▶ Information shown:
----

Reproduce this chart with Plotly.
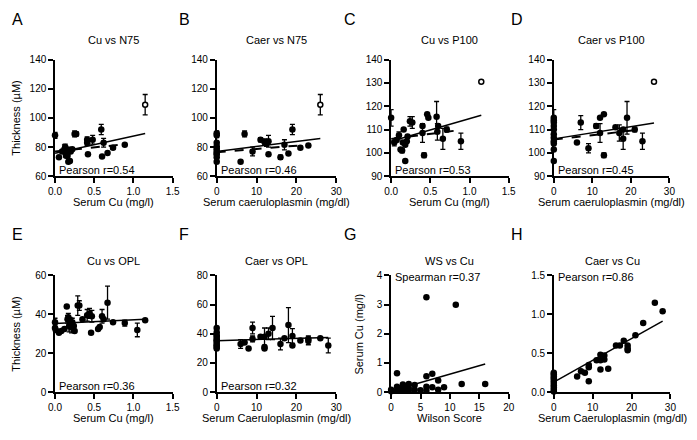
import plotly.graph_objects as go
from plotly.subplots import make_subplots

# ---- values ----
# A: serum Cu vs N75 thickness
cu_a = [0.0, 0.05, 0.09, 0.12, 0.13, 0.14, 0.15, 0.16, 0.17, 0.17, 0.19, 0.20, 0.22,
        0.25, 0.27, 0.41, 0.41, 0.42, 0.48, 0.59, 0.60, 0.62, 0.67, 0.74, 0.89]
n75_a = [88, 73, 77, 78.5, 80, 74, 76, 74, 78, 70, 70.5, 77, 78.5,
         89, 89, 85, 83, 75, 85, 92, 73.5, 83, 76, 79.5, 81.5]
err_a = [2, 0, 0, 3, 2, 0, 2, 0, 2, 0, 0, 0, 0,
         2, 1.5, 2, 2, 0, 3, 3.5, 0, 3, 0, 1, 0]

# B: serum caeruloplasmin vs N75 thickness
caer_b = [0, 0, 0, 0, 0, 0, 0, 0, 0, 0, 6, 7, 9, 11, 12, 12.5, 13, 13, 16, 17, 18, 19, 21, 23]
n75_b = [89.5, 88, 83, 80.5, 79, 77.5, 76, 75, 73, 70, 70, 89, 77, 85, 83.5, 82.5, 84, 75,
         73, 81.5, 75.5, 92, 79.5, 81]
err_b = [1.5, 1.5, 0, 0, 0, 0, 0, 0, 0, 0, 0, 2, 3, 1.5, 2, 2, 4, 0, 1.5, 3.5, 0, 3.5, 1, 0]

# C: serum Cu vs P100 thickness
cu_c = [0.0, 0.04, 0.07, 0.10, 0.12, 0.14, 0.15, 0.16, 0.18, 0.18, 0.20, 0.21, 0.24,
        0.27, 0.40, 0.40, 0.42, 0.46, 0.475, 0.58, 0.59, 0.60, 0.66, 0.71, 0.89]
p100_c = [115, 104.5, 105.5, 107.5, 101.5, 101, 104.5, 110, 96.5, 103.5, 105, 107, 113.5,
          113, 111.5, 108.5, 99, 116.5, 115, 115.5, 109, 111.5, 106, 110, 105]
err_c = [3.5, 1.5, 0, 1.5, 0, 1, 0, 0, 0, 0, 0, 0, 2,
         2.5, 0, 4, 1, 0, 0, 6.5, 3.5, 0, 4.5, 1, 3.5]

# D: serum caeruloplasmin vs P100 thickness
caer_d = [0, 0, 0, 0, 0, 0, 0, 0, 0, 0, 0, 6, 7, 9, 11, 12, 12, 13, 13, 16, 17, 18, 18,
          19, 21, 23]
p100_d = [115, 114, 113, 111.5, 110, 108, 106.5, 105, 104, 101.5, 96.5, 104.5, 113, 102,
          111.5, 115, 108.5, 116.5, 99, 111, 108.5, 106, 110, 115, 110, 105]
err_d = [3.5, 0, 0, 0, 0, 0, 0, 0, 0, 0, 0, 0, 3, 2, 1, 0, 4, 0, 1, 0, 3.5, 4.5, 0, 7, 1, 3.5]

# open-circle outlier in A-D (Cu, caeruloplasmin, N75, P100)
out_cu = 1.15
out_caer = 26
out_n75, out_n75_err = 109, 7
out_p100 = 130.5

# E: serum Cu vs OPL thickness
cu_e = [0.0, 0.0, 0.01, 0.05, 0.08, 0.12, 0.15, 0.16, 0.17, 0.18, 0.19, 0.20, 0.21, 0.22,
        0.24, 0.25, 0.29, 0.31, 0.35, 0.41, 0.44, 0.46, 0.47, 0.55, 0.57, 0.60, 0.62,
        0.67, 0.74, 0.89, 1.05, 1.15]
opl_e = [36, 33, 32, 30.5, 31.5, 32.5, 44, 37.5, 38.5, 34, 36.5, 35, 33.5, 36,
         34, 31.5, 44.5, 44.5, 37.5, 39.5, 40.5, 30.5, 39, 32.5, 33.5, 39, 37.5,
         46, 36, 35.5, 32, 37]
err_e = [2, 2, 0, 0, 0, 0, 0, 2, 2, 3, 2, 3, 3, 2, 0, 0, 5, 2.5, 0, 3, 2.5, 0, 3, 0, 0,
         3.5, 0, 8.5, 0, 1.5, 3.5, 0]

# F: serum caeruloplasmin vs OPL thickness
caer_f = [0, 0, 0, 0, 0, 0, 0, 0, 0, 0, 0, 6, 7, 8, 9, 9, 11, 12, 12, 12, 13, 14, 16, 17,
          18, 19, 19, 21, 23, 23, 26, 28]
opl_f = [44, 41, 39, 38, 36.5, 35.5, 34.5, 33, 32, 31, 30, 33, 34, 30, 44, 36.5, 38, 31,
         30, 38, 40, 44, 33, 37, 46, 38.5, 32, 35.5, 36.5, 35, 37, 32]
err_f = [0, 0, 0, 0, 0, 0, 0, 0, 0, 0, 0, 3, 0, 0, 4, 2, 0, 0, 0, 6, 4, 8, 4, 0, 12, 5,
         0, 0, 2, 2.5, 0, 5]

# G: Wilson score vs serum Cu
ws_g = [0, 0, 1, 1, 1, 2, 2, 2, 3, 3, 3, 4, 4, 5, 6, 6, 6, 6, 7, 7, 8, 8, 9, 11, 12, 16]
cu_g = [0.08, 0.03, 0.65, 0.19, 0.06, 0.26, 0.14, 0.05, 0.28, 0.14, 0.05, 0.25, 0.08,
        0.07, 3.25, 0.55, 0.19, 0.05, 0.63, 0.17, 0.4, 0.08, 0.17, 3.0, 0.28, 0.28]

# H: serum caeruloplasmin vs serum Cu
caer_h = [0, 0, 0, 0, 0, 0, 0, 0, 0, 0, 6, 7, 8, 9, 9, 9, 11, 12, 12, 12, 13, 13, 14, 16,
          17, 18, 19, 19, 19, 21, 23, 26, 28]
cu_h = [0.25, 0.23, 0.2, 0.18, 0.15, 0.12, 0.09, 0.06, 0.03, 0.01, 0.2, 0.27, 0.25, 0.32,
        0.35, 0.14, 0.41, 0.41, 0.48, 0.29, 0.47, 0.42, 0.3, 0.6, 0.6, 0.66, 0.6, 0.56,
        0.54, 0.73, 0.89, 1.15, 1.04]

# regression lines: (intercept, slope, x from, x to)
fit_a = (75.8, 11.7, 0, 1.15)
fit_a_excl = (77.0, 5.5, 0, 0.89)
fit_b = (77.0, 0.34, 0, 26)
fit_b_excl = (76.5, 0.22, 0, 23)
fit_c = (105.0, 9.7, 0, 1.15)
fit_c_excl = (106.0, 4.3, 0, 0.89)
fit_d = (106.0, 0.26, 0, 26)
fit_d_excl = (105.7, 0.19, 0, 23)
fit_e = (35.3, 1.9, 0, 1.15)
fit_f = (35.3, 0.08, 0, 28)
fit_g = (0.04, 0.058, 0, 16)
fit_h = (0.13, 0.028, 0, 28)

letters = ["A", "B", "C", "D", "E", "F", "G", "H"]
titles = ["Cu vs N75", "Caer vs N75", "Cu vs P100", "Caer vs P100",
          "Cu vs OPL", "Caer vs OPL", "WS vs Cu", "Caer vs Cu"]
stats = ["Pearson r=0.54", "Pearson r=0.46", "Pearson r=0.53", "Pearson r=0.45",
         "Pearson r=0.36", "Pearson r=0.32", "Spearman r=0.37", "Pearson r=0.86"]
x_titles = ["Serum Cu (mg/l)", "Serum caeruloplasmin (mg/dl)", "Serum Cu (mg/l)",
            "Serum caeruloplasmin (mg/dl)", "Serum Cu (mg/l)", "Serum Caeruloplasmin (mg/dl)",
            "Wilson Score", "Serum Caeruloplasmin (mg/dl)"]
y_titles = ["Thickness (µM)", "", "", "", "Thickness (µM)", "", "Serum Cu (mg/l)", ""]

panels = [
    dict(x=cu_a, y=n75_a, err=err_a, out=(out_cu, out_n75, out_n75_err), fits=[fit_a, fit_a_excl],
         xr=[0, 1.5], xd=0.5, xf=".1f", yr=[60, 140], yd=20, yf="d"),
    dict(x=caer_b, y=n75_b, err=err_b, out=(out_caer, out_n75, out_n75_err), fits=[fit_b, fit_b_excl],
         xr=[0, 30], xd=10, xf="d", yr=[60, 140], yd=20, yf="d"),
    dict(x=cu_c, y=p100_c, err=err_c, out=(out_cu, out_p100, 0), fits=[fit_c, fit_c_excl],
         xr=[0, 1.5], xd=0.5, xf=".1f", yr=[90, 140], yd=10, yf="d"),
    dict(x=caer_d, y=p100_d, err=err_d, out=(out_caer, out_p100, 0), fits=[fit_d, fit_d_excl],
         xr=[0, 30], xd=10, xf="d", yr=[90, 140], yd=10, yf="d"),
    dict(x=cu_e, y=opl_e, err=err_e, out=None, fits=[fit_e],
         xr=[0, 1.5], xd=0.5, xf=".1f", yr=[0, 60], yd=20, yf="d"),
    dict(x=caer_f, y=opl_f, err=err_f, out=None, fits=[fit_f],
         xr=[0, 30], xd=10, xf="d", yr=[0, 80], yd=20, yf="d"),
    dict(x=ws_g, y=cu_g, err=None, out=None, fits=[fit_g],
         xr=[0, 20], xd=5, xf="d", yr=[0, 4], yd=1, yf="d"),
    dict(x=caer_h, y=cu_h, err=None, out=None, fits=[fit_h],
         xr=[0, 30], xd=10, xf="d", yr=[0, 1.5], yd=0.5, yf=".1f"),
]

# ---- layout in pixels ----
W, H = 697, 440
FONT = "Arial, Liberation Sans, sans-serif"
# plot boxes: left, right, top, bottom
boxes = [(49, 169, 55, 175), (214, 336, 55, 175), (392, 512, 55, 175), (558, 676, 55, 175),
         (49, 169, 277, 397), (214, 336, 277, 397), (392, 512, 277, 397), (558, 677, 277, 397)]
letter_pos = [(3, 14), (173, 14), (342, 14), (512, 14),
              (3, 235), (173, 235), (342, 235), (512, 235)]
title_y = [35, 35, 35, 35, 262, 262, 262, 262]
xtitle_y = [201, 201, 201, 201, 424, 424, 424, 424]
ytitle_x = [9, 0, 0, 0, 9, 0, 359, 0]


def text_font(size=11):
    return dict(family=FONT, size=size, color="black")


fig = make_subplots(rows=2, cols=4)

for i, p in enumerate(panels):
    r, c = i // 4 + 1, i % 4 + 1
    err = None
    if p["err"] is not None:
        err = dict(type="data", array=p["err"], color="black", thickness=1.3, width=2.5)
    fig.add_trace(go.Scatter(
        x=p["x"], y=p["y"], mode="markers", error_y=err, cliponaxis=False,
        marker=dict(color="black", size=6.5), showlegend=False), row=r, col=c)
    if p["out"] is not None:
        ox, oy, oe = p["out"]
        fig.add_trace(go.Scatter(
            x=[ox], y=[oy], mode="markers", cliponaxis=False,
            error_y=dict(type="data", array=[oe], color="black", thickness=1.3, width=2.5),
            marker=dict(color="white", size=5, line=dict(color="black", width=1.5)),
            showlegend=False), row=r, col=c)
    for k, (b, m, x0, x1) in enumerate(p["fits"]):
        fig.add_trace(go.Scatter(
            x=[x0, x1], y=[b + m * x0, b + m * x1], mode="lines",
            line=dict(color="black", width=1.5 if k == 0 else 2, dash="solid" if k == 0 else "dash"),
            showlegend=False), row=r, col=c)

    L, R, T, B = boxes[i]
    axis = dict(showline=True, linecolor="black", linewidth=1.5, ticks="outside",
                ticklen=5, tickwidth=1.5, tickcolor="black", showgrid=False,
                zeroline=False, tickfont=text_font(10))
    fig.update_xaxes(axis, domain=[L / W, R / W], range=p["xr"], dtick=p["xd"],
                     tick0=0, tickformat=p["xf"], row=r, col=c)
    fig.update_yaxes(axis, domain=[1 - B / H, 1 - T / H], range=p["yr"], dtick=p["yd"],
                     tick0=0, tickformat=p["yf"], row=r, col=c)

    xref = "x" if i == 0 else f"x{i + 1}"
    yref = "y" if i == 0 else f"y{i + 1}"
    # panel title, letter, statistic, axis titles
    fig.add_annotation(text=titles[i], xref="paper", yref="paper",
                       x=(L + R) / 2 / W, y=1 - title_y[i] / H, showarrow=False,
                       xanchor="center", yanchor="middle", font=text_font())
    lx, ly = letter_pos[i]
    fig.add_annotation(text=letters[i], xref="paper", yref="paper",
                       x=lx / W, y=1 - ly / H, showarrow=False,
                       xanchor="left", yanchor="middle", font=text_font(16))
    top_stat = i >= 6
    fig.add_annotation(text=stats[i], xref=f"{xref} domain", yref=f"{yref} domain",
                       x=0.02, y=0.985 if top_stat else 0.05, showarrow=False,
                       xanchor="left", yanchor="middle", font=text_font())
    fig.add_annotation(text=x_titles[i], xref="paper", yref="paper",
                       x=(L + R) / 2 / W, y=1 - xtitle_y[i] / H, showarrow=False,
                       xanchor="center", yanchor="middle", font=text_font())
    if y_titles[i]:
        fig.add_annotation(text=y_titles[i], xref="paper", yref="paper", textangle=-90,
                           x=ytitle_x[i] / W, y=1 - (T + B) / 2 / H, showarrow=False,
                           xanchor="center", yanchor="middle", font=text_font())

fig.update_layout(width=W, height=H, margin=dict(l=0, r=0, t=0, b=0),
                  plot_bgcolor="white", paper_bgcolor="white",
                  font=text_font())

# drop the browser's default body margin so the figure sits at the page origin
fig.write_html("out.html", config={"displayModeBar": False},
               post_script="document.body.style.margin = '0';")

----

▶ Work to do: Exactly as written, please give again the lines from the beginning of the listing through the line containing "from plotly.subplots import make_subplots", inclusive, without any pictures.

▶ Exercise response:
Reproduce this chart with Plotly.
import plotly.graph_objects as go
from plotly.subplots import make_subplots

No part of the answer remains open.